Для России война явила полное банкротство режима Ивана IV. Кроме того, в Европе окреп и приобрел аксиоматический характер миф о варварском, восточно-деспотическом характере Московского государства, через призму которого в ряде случаев Россия воспринимается на Западе до сих пор.

Для Польши же это был важный опыт в развитии польской военной школы. Практически вся плеяда выдающихся польских полководцев, которая выигрывала почти все полевые сражения вплоть до 1640-х годов, - это круг либо участников Ливонской войны, либо их учеников.

Хотелось бы подчеркнуть, к чему война не привела - к появлению этнического противостояния народов Восточной Европы. В мировоззрении того времени воевали монархи, цари и короли. Но взаимной ненависти этносов не возникло.

Сергей Богатырев: Не хотелось бы говорить, что именно Ливонская война бросила ВКЛ в объятия Польши. Западный путь был выбран ВКЛ окончательно еще в ХV веке. Заключение реальной унии с Польшей было очевидной закономерностью; сближение двух государств было делом времени.

Несмотря на успех в Ливонской войне, приобретение Ливонии не принесло ожидаемых дивидендов для внутреннего развития Речи Посполитой. Она включилась в сложную внешнеполитическую игру, где ей пришлось столкнуться со Швецией в борьбе за свои интересы в Прибалтике. Можно сказать, что присутствие Польско-Литовского государства в Ливонии стало причиной не только будущего рокового конфликта со Швецией, но и ухода Речи Посполитой с международной арены в качестве активного субъекта.
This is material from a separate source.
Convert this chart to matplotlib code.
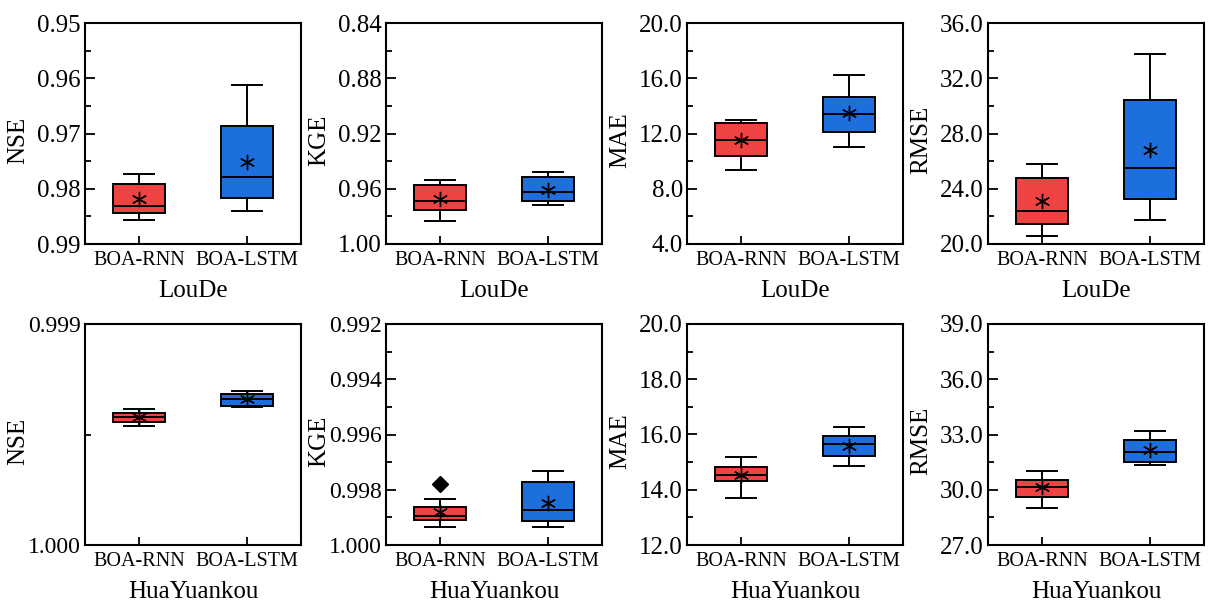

Сергей Лепявко: Я думаю, что Ливонская война могла бы иметь серьезное влияние на судьбы народов и государств Европы только в случае победы Московии. Тогда бы на европейской арене появился новый игрок со свежими силами и своими интересами, и это принципиально изменило бы ситуацию на континенте. Крах нежизнеспособного Ливонского ордена не имел особого значения для Европы, а Речь Посполитая хотела лишь восстановления статус-кво на востоке.